#### DO THIS:
Copy the data exactly as it appears, and do not include any pictures.

________

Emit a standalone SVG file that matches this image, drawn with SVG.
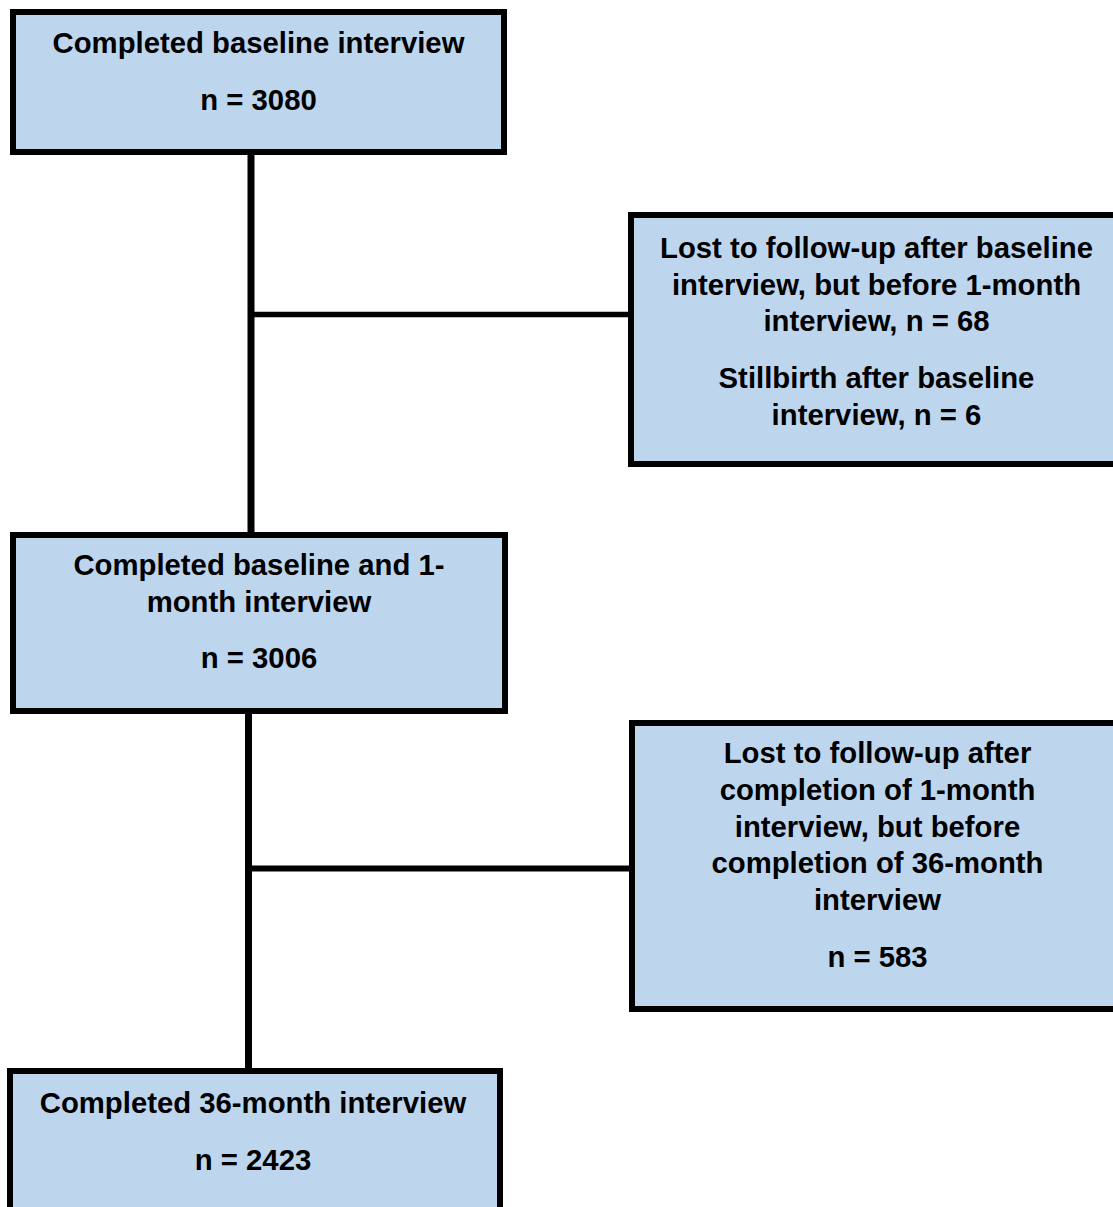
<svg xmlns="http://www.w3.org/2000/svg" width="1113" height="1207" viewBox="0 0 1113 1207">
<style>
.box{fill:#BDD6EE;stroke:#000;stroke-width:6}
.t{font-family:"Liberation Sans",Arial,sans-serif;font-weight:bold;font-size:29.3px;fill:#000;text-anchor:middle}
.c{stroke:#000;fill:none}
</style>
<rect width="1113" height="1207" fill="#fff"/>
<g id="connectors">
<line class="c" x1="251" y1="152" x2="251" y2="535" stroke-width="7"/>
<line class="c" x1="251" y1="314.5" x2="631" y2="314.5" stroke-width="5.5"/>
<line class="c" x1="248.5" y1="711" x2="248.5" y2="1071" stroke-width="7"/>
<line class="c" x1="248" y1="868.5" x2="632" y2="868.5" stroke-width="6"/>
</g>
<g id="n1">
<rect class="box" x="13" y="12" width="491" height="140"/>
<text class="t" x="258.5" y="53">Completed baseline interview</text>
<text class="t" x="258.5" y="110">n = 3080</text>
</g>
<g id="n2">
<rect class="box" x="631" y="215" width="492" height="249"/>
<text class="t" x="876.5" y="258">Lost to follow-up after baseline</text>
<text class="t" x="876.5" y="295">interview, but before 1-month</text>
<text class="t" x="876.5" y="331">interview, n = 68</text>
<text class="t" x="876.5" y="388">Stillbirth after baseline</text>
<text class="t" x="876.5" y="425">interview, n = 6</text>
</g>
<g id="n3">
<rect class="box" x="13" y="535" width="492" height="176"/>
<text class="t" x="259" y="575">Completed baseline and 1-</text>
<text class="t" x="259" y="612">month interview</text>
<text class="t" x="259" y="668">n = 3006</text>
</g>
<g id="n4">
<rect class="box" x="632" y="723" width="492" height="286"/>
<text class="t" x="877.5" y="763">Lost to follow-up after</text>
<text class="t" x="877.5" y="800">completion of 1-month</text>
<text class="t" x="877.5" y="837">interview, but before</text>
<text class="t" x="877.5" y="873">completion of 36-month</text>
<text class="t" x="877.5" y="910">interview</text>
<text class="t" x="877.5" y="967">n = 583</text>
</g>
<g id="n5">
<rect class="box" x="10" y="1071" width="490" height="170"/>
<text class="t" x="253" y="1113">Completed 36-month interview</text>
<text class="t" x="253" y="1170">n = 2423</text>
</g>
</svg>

________

#### OUTPUT BELOW:
Emit a standalone SVG file that matches this image, drawn with SVG.
<svg xmlns="http://www.w3.org/2000/svg" width="1113" height="1207" viewBox="0 0 1113 1207">
<style>
.box{fill:#BDD6EE;stroke:#000;stroke-width:6}
.t{font-family:"Liberation Sans",Arial,sans-serif;font-weight:bold;font-size:29.3px;fill:#000;text-anchor:middle}
.c{stroke:#000;fill:none}
</style>
<rect width="1113" height="1207" fill="#fff"/>
<g id="connectors">
<line class="c" x1="251" y1="152" x2="251" y2="535" stroke-width="7"/>
<line class="c" x1="251" y1="314.5" x2="631" y2="314.5" stroke-width="5.5"/>
<line class="c" x1="248.5" y1="711" x2="248.5" y2="1071" stroke-width="7"/>
<line class="c" x1="248" y1="868.5" x2="632" y2="868.5" stroke-width="6"/>
</g>
<g id="n1">
<rect class="box" x="13" y="12" width="491" height="140"/>
<text class="t" x="258.5" y="53">Completed baseline interview</text>
<text class="t" x="258.5" y="110">n = 3080</text>
</g>
<g id="n2">
<rect class="box" x="631" y="215" width="492" height="249"/>
<text class="t" x="876.5" y="258">Lost to follow-up after baseline</text>
<text class="t" x="876.5" y="295">interview, but before 1-month</text>
<text class="t" x="876.5" y="331">interview, n = 68</text>
<text class="t" x="876.5" y="388">Stillbirth after baseline</text>
<text class="t" x="876.5" y="425">interview, n = 6</text>
</g>
<g id="n3">
<rect class="box" x="13" y="535" width="492" height="176"/>
<text class="t" x="259" y="575">Completed baseline and 1-</text>
<text class="t" x="259" y="612">month interview</text>
<text class="t" x="259" y="668">n = 3006</text>
</g>
<g id="n4">
<rect class="box" x="632" y="723" width="492" height="286"/>
<text class="t" x="877.5" y="763">Lost to follow-up after</text>
<text class="t" x="877.5" y="800">completion of 1-month</text>
<text class="t" x="877.5" y="837">interview, but before</text>
<text class="t" x="877.5" y="873">completion of 36-month</text>
<text class="t" x="877.5" y="910">interview</text>
<text class="t" x="877.5" y="967">n = 583</text>
</g>
<g id="n5">
<rect class="box" x="10" y="1071" width="490" height="170"/>
<text class="t" x="253" y="1113">Completed 36-month interview</text>
<text class="t" x="253" y="1170">n = 2423</text>
</g>
</svg>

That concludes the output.